Guy Littell pubblica una riedizione di due dischi usciti nel 2011 e nel 2009 Later e The low light and the kitchen. Blog della Musica li ha recensiti

Smettiamola di chiamarlo rock anni 90. Lo dico anche a me stesso. Ogni volta che c’è una chitarra distorta, con suoni che cercano le dissonanze come in Coffee and TV dei Blur, o che c’è un basso che suona regolare e impassibile come quello dei Sonic Youth, o come quando c’è la malinconia costante dei primissimi Radiohead, ci riempiamo la bocca di “90’s”.
Io credo invece, che col ritorno del rock nel mainstream, possiamo parlare anche di una lecita risalita dell’attenzione anche verso il rock che all’epoca si definiva “alternativo”. Dunque, chiamiamolo rock contemporaneo. Quella di cui parliamo qui, è una doppia riedizione digitale di Guy Littell, uno dei tanti artisti che meritano più attenzione di quella che hanno. E nelle intenzioni non c’è nulla di nostalgico, né retrospettivo.
Uno è il primo disco, Later, uscito nel 2011 e che quindi compie dieci anni.
L’altro è del 2009, ed è come dire il “disco zero”, l’EP The low light and the kitchen, entrambi autoprodotti.
Entrambi raccolti e valorizzati dalla AR Recordings, i due lavori sono caldi ed accoglienti, con chitarre acustiche ed elettriche che ti trascinano via.

Del primo EP, spicca The safer past, un indie-rock condito dal glockenspiel. Non faccia paura il termine “indie”, defraudato negli anni Dieci perché collegato a un itpop ruffiano. Qui si tratta ancora di quelle belle chitarre degli Arctic Monkeys, per intenderci, e una voce che in certi momenti ricorda quella degli Editors, per non nominare i Grandaddy.
Ecco, per specificare cosa si intende per indie.
Il pensiero alla chitarra di Coffee and TV scritto prima, è arrivato a causa degli assoli di Sweet thoughts of pain dell’EP, e di “Black water” dell’LP. Ma sono sensazioni personali e puramente aleatorie.
C’è anche un tocco psichedelico, con le scivolate sulla chitarra con lo slide, in No damn week, dove arrivano anche banjo e percussioni, a farti compagnia vicino al caminetto. O il sentore blues, corroborato dall’organo in A gifted summer, canzone tripartita nella struttura: un momento blues secco, una seconda parte melodica, una terza trascinata e asettica. Non tutte le canzoni seguono la struttura strofa-ritornello.

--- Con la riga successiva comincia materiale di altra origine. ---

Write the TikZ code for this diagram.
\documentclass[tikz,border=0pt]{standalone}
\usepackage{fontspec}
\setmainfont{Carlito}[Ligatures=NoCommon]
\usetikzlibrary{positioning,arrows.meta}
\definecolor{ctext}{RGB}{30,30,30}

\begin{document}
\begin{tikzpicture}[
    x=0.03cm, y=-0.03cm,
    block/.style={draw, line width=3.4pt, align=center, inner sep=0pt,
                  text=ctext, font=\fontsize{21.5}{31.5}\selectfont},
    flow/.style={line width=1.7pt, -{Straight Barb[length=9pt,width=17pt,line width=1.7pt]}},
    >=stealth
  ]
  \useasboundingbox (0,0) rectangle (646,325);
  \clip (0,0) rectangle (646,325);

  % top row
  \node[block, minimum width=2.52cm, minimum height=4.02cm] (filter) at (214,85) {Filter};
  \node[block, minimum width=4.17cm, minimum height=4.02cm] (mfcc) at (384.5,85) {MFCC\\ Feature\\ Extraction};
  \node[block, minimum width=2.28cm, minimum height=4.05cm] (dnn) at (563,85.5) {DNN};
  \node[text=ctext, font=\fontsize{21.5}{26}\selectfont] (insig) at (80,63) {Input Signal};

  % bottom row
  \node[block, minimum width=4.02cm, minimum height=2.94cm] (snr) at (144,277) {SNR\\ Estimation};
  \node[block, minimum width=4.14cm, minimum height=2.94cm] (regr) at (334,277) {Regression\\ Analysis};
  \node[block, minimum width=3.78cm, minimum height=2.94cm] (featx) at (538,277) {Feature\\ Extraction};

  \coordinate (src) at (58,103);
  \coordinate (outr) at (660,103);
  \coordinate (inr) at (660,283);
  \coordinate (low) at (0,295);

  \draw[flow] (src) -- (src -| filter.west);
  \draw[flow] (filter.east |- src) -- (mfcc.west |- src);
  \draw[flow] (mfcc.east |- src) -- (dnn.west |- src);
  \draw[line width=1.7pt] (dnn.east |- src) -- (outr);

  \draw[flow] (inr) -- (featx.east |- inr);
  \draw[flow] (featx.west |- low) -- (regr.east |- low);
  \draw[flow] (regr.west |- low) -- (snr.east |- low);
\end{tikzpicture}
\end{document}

Il crunch della chitarra rende croccante il ritmo shuffle di Within, ma lo spirito generale è quello di una certa stanchezza di vivere e una difficoltà comunicativa, un sentimento che potrebbe essere condiviso da molti, in questi tempi, ascoltando Tired of tellin: “I’m too tired to be through trying, I’m tired of telling, please understand me”.
A sorpresa c’è anche un divertente punk melodico, Needed that call. La voce si fa rauca in Small american town, mentre un violino arricchisce Best thing ever, il pezzo di chiusura.
Difficile avervi trasmesso quel che volevo trasmettervi, perché questa musica è sì malinconica, ma è anche un abbraccio che ti consola. Rubo le parole a Guy Littell da The nightmare came per chiudere: “I got no words to describe”.